The Harder They Come
- First edition
- Author: T. C. Boyle
- Language: English
- Genre: Literary fiction
- Publisher: Ecco Books
- Publication date: March 31, 2015
- Publication place: United States
- Media type: Print (hardcover)
- Pages: 400 pp
- ISBN: 978-0-06-234937-8
- Preceded by: San Miguel

= The Harder They Come (novel) =

2015 novel by T. Coraghessan Boyle

The Harder They Come is a novel by T. C. Boyle published in March 2015. It is loosely based on events in the life of Aaron Bassler, who, like Adam Stensen in the novel, was the subject of a manhunt in Mendocino County, California for 36 days in 2011.

== Plot ==
The Harder They Come follows the unfolding relationship between Sten Stensen, his son Adam, and Adam's girlfriend Sara Hovarty Jennings. The story alternates between their three points of view. The story begins with Sten, a former Marine and Vietnam veteran, killing a mugger while on a vacation cruise in Puerto Limón, Costa Rica. The story then moves to California, where Sten is unable to understand or help his schizophrenic son Adam, who considers himself a "mountain man" modeled on his hero John Colter.

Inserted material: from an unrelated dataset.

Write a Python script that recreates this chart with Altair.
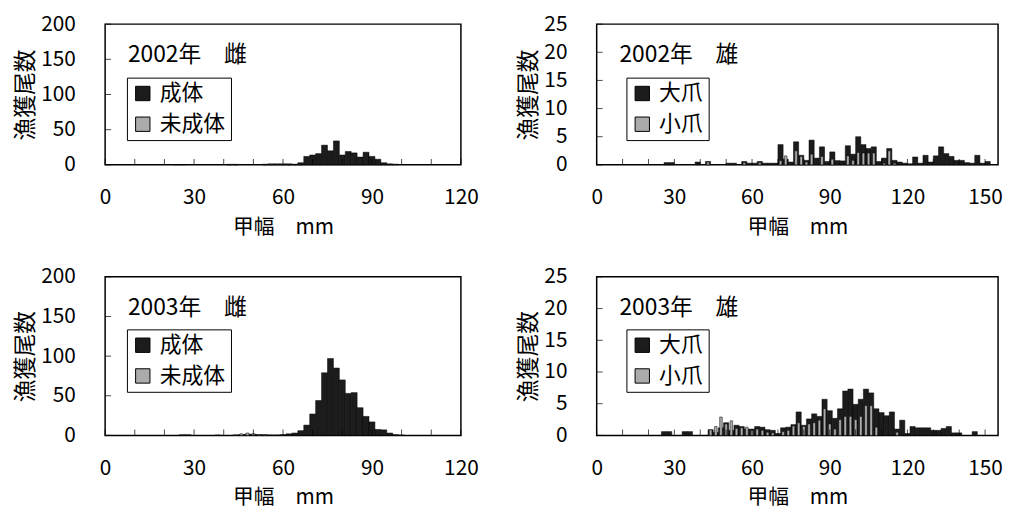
import altair as alt
import pandas as pd

FONT = "Noto Sans CJK JP"

# ---- 2002 female (bin start, mm; 2-mm bins) ----
f02_bin = [23, 25, 41, 43, 53, 55, 57, 59, 61, 63, 65, 67, 69, 71, 73, 75, 77, 79, 81, 83, 85, 87, 89, 91, 93, 95, 97]
f02_adult = [0.5, 0.5, 0.8, 0.8, 1.0, 1.5, 1.5, 1.5, 1.5, 1.0, 3, 12, 14, 16, 28, 20, 34, 14, 19, 17, 11, 18, 12, 8, 3, 1.5, 1]
f02_imm = [0, 0, 0.4, 0.4, 0.4, 0.5, 0.5, 0.4, 0.3, 0.3, 0.3, 0, 0, 0, 0, 0, 0, 0, 0, 0, 0, 0, 0, 0, 0, 0, 0]

# ---- 2003 female ----
f03_bin = [25, 27, 37, 43, 45, 47, 49, 51, 53, 55, 57, 59, 61, 63, 65, 67, 69, 71, 73, 75, 77, 79, 81, 83, 85, 87, 89, 91, 93, 95, 97, 99]
f03_adult = [0.8, 0.8, 0.5, 0.5, 1.0, 1.5, 1.5, 1.0, 0.8, 0.5, 0.5, 1.0, 2.0, 3, 6, 13, 27, 44, 79, 97, 85, 70, 53, 54, 35, 24, 17, 7.5, 7, 3, 1, 0.5]
f03_imm = [0, 0, 0, 0.5, 2, 3, 2, 1, 0.5, 0.3, 0.3, 0.3, 0.3, 0, 0, 0, 0, 0, 0, 0, 0, 0, 0, 0, 0, 0, 0, 0, 0, 0, 0, 0]

# ---- 2002 male ----
m02_bin = [26, 28, 38, 42, 50, 52, 56, 58, 60, 62, 64, 66, 68, 70, 72, 74, 76, 78, 80, 82,
           84, 86, 88, 90, 92, 94, 96, 98, 100, 102, 104, 106, 108, 110, 112, 114, 116, 118, 120, 122,
           124, 126, 128, 130, 132, 134, 136, 138, 140, 142, 144, 146, 148, 150]
m02_large = [0.4, 0.4, 0.5, 0.6, 0.3, 0.3, 0.6, 0.3, 0.3, 0.6, 0.3, 0.3, 0.3, 3.6, 1.0, 0.5, 4.1, 1.7, 0.8, 4.4,
             1.2, 3.2, 0.6, 2.3, 0.75, 0.7, 3.4, 1.9, 5.0, 3.6, 2.9, 3.2, 0.6, 1.2, 2.9, 0.8, 0.5, 0.3, 0.2, 1.4,
             0.3, 1.7, 0.5, 1.6, 3.2, 2.0, 1.5, 0.8, 0.8, 0.4, 0.3, 1.7, 0.3, 0.6]
m02_small = [0, 0, 0, 0.5, 0, 0, 0.4, 0, 0, 0.4, 0, 0, 0, 0.75, 1.6, 0, 2.5, 1.5, 0.5, 1.9,
             0, 1.5, 0, 1.0, 0, 0, 1.6, 0.8, 2.2, 2.1, 2.1, 2.1, 0, 0.3, 2.5, 0.3, 0, 0, 0, 0,
             0, 0, 0, 0, 0, 0, 0, 0, 0, 0, 0, 0, 0, 0]

# ---- 2003 male ----
m03_bin = [25, 27, 33, 35, 43, 45, 47, 49, 51, 53, 55, 57, 59, 61, 63, 65, 67, 69, 71, 73, 75, 77, 79, 81,
           83, 85, 87, 89, 91, 93, 95, 97, 99, 101, 103, 105, 107, 109, 111, 113, 115, 117, 119, 121,
           123, 125, 127, 129, 131, 133, 135, 137, 139, 145]
m03_large = [0.6, 0.6, 0.6, 0.6, 0.9, 0.5, 1.2, 2.0, 0.8, 1.6, 1.4, 1.0, 1.0, 1.4, 1.3, 0.9, 0.8, 0.3, 1.2, 1.3, 1.7, 3.7, 1.6, 2.6,
             3.4, 3.0, 5.7, 3.9, 2.7, 4.2, 7.0, 7.3, 4.9, 5.7, 7.3, 6.7, 4.2, 3.6, 3.1, 3.7, 1.0, 2.4, 0.3, 1.4,
             1.2, 1.2, 1.2, 0.8, 0.8, 1.1, 1.4, 0.4, 0.4, 0.6]
m03_small = [0, 0, 0, 0, 0.9, 1.4, 2.9, 1.8, 2.3, 1.1, 1.2, 1.3, 0.8, 1.0, 0.8, 0.5, 0.4, 0, 0.6, 0.8, 1.5, 2.0, 1.4, 1.8,
             2.0, 2.4, 4.2, 1.8, 1.0, 2.5, 3.0, 3.0, 2.5, 3.0, 4.7, 4.7, 1.3, 0, 0, 0, 0.5, 0, 0, 0,
             0, 0, 0, 0, 0, 0, 0, 0, 0, 0]

F_NAMES = ["成体", "未成体"]
M_NAMES = ["大爪", "小爪"]
BLACK = "#1c1c1c"
GREY = "#ababab"


def panel(bins, s1, s2, names, xmax, xlabels, ymax, ystep, width, height, title, lx, ly):
    n = len(bins)
    df = pd.DataFrame({
        "start": list(bins) * 2,
        "value": list(s1) + list(s2),
        "kind": [names[0]] * n + [names[1]] * n,
    })
    df = df[df["value"] > 0]
    xscale = alt.Scale(domain=[0, xmax], nice=False, zero=False)
    yscale = alt.Scale(domain=[0, ymax], nice=False)
    color = alt.Color(
        "kind:N",
        scale=alt.Scale(domain=names, range=[BLACK, GREY]),
        legend=alt.Legend(
            orient="none", legendX=lx, legendY=ly, title=None,
            strokeColor="black", fillColor="white", padding=5,
            symbolType="square", symbolSize=210, symbolStrokeColor="black",
            symbolStrokeWidth=1, labelFontSize=22, labelFont=FONT,
            labelColor="black", rowPadding=9, labelOffset=6,
        ),
    )
    xaxis = alt.Axis(values=xlabels, ticks=False, tickSize=0, domain=False, grid=False,
                     labelPadding=22, labelFontSize=21, labelFont=FONT, labelColor="black",
                     titleFontSize=21, titleFont=FONT, titleFontWeight="normal", titleColor="black",
                     titlePadding=9, labelFlush=False, labelOverlap=False)
    yvals = list(range(0, ymax + 1, ystep))
    yaxis = alt.Axis(values=yvals, tickCount=len(yvals), ticks=False, tickSize=0, domain=False, grid=False,
                     labelPadding=30, labelFontSize=21, labelFont=FONT, labelColor="black",
                     titleFontSize=23, titleFont=FONT, titleFontWeight="normal", titleColor="black",
                     titlePadding=3, labelOverlap=False, labelFlush=False, labelSeparation=0)
    base = alt.Chart(df)
    black = base.transform_filter(alt.datum.kind == names[0]).transform_calculate(
        end="datum.start + 2"
    ).mark_bar(stroke="#000", strokeWidth=0.5).encode(
        x=alt.X("start:Q", scale=xscale, axis=xaxis, title="甲幅　mm"),
        x2="end:Q",
        y=alt.Y("value:Q", scale=yscale, axis=yaxis, title="漁獲尾数"),
        y2=alt.datum(0),
        color=color,
    )
    grey = base.transform_filter(alt.datum.kind == names[1]).transform_calculate(
        x0="datum.start + 0.5", x1="datum.start + 1.5"
    ).mark_bar(stroke="#000", strokeWidth=0.5).encode(
        x=alt.X("x0:Q", scale=xscale, axis=xaxis, title="甲幅　mm"),
        x2="x1:Q",
        y=alt.Y("value:Q", scale=yscale, axis=yaxis, title="漁獲尾数"),
        y2=alt.datum(0),
        color=color,
    )
    xt = alt.Chart(pd.DataFrame({"t": list(range(0, xmax + 1, 10))})).mark_tick(
        orient="vertical", size=6, thickness=1, color="black", yOffset=-3
    ).encode(
        x=alt.X("t:Q", scale=xscale, axis=xaxis, title="甲幅　mm"),
        y=alt.datum(0),
    )
    yt = alt.Chart(pd.DataFrame({"t": yvals})).mark_tick(
        orient="horizontal", size=6, thickness=1, color="black", xOffset=3
    ).encode(
        y=alt.Y("t:Q", scale=yscale, axis=yaxis, title="漁獲尾数"),
        x=alt.datum(0),
    )
    return alt.layer(black, grey, xt, yt).properties(
        width=width, height=height,
        title=alt.TitleParams(text=title, anchor="start", frame="group", dx=23, dy=58,
                              fontSize=23, font=FONT, fontWeight="normal", color="black"),
    )


p1 = panel(f02_bin, f02_adult, f02_imm, F_NAMES, 120, [0, 30, 60, 90, 120], 200, 50, 359, 142, "2002年　雌", 22, 54)
p2 = panel(m02_bin, m02_large, m02_small, M_NAMES, 155, [0, 30, 60, 90, 120, 150], 25, 5, 405, 142, "2002年　雄", 30, 54)
p3 = panel(f03_bin, f03_adult, f03_imm, F_NAMES, 120, [0, 30, 60, 90, 120], 200, 50, 359, 160, "2003年　雌", 22, 53)
p4 = panel(m03_bin, m03_large, m03_small, M_NAMES, 155, [0, 30, 60, 90, 120, 150], 25, 5, 405, 160, "2003年　雄", 30, 53)

top = alt.hconcat(p1, p2, spacing=37).resolve_scale(color="independent")
bottom = alt.hconcat(p3, p4, spacing=37).resolve_scale(color="independent")
chart = alt.vconcat(top, bottom, spacing=27).resolve_scale(color="independent").properties(
    padding={"left": 6, "top": 2, "right": 0, "bottom": 0}
).configure_view(stroke="black", strokeWidth=1.5).configure_axis(labelOverlap=False)

chart.save("out.html", embed_options={"renderer": "svg", "actions": False})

Meanwhile, Adam begins a relationship with Sara, a believer in the Sovereign citizen movement. He considers her a kindred spirit due to her own problems with the law, and her professed belief in the illegitimacy of laws and law enforcement. Adam's paranoia worsens, leading him to shoot two people and escape into the mountains to avoid arrest.

== Critical reception==
Michiko Kakutani of the New York Times called The Harder They Come "stunning" and "a masterly — and arresting — piece of storytelling, arguably Mr. Boyle’s most powerful, kinetic novel yet". Kakutani continues, The Harder They Come reaffirms Boyle's "fascination with characters who pit themselves against their neighbors, the system and nature; freedom as both a founding principle of America — and an invitation to rebellion and self-indulgence; and the dark fallout of ideological certainty and obsession."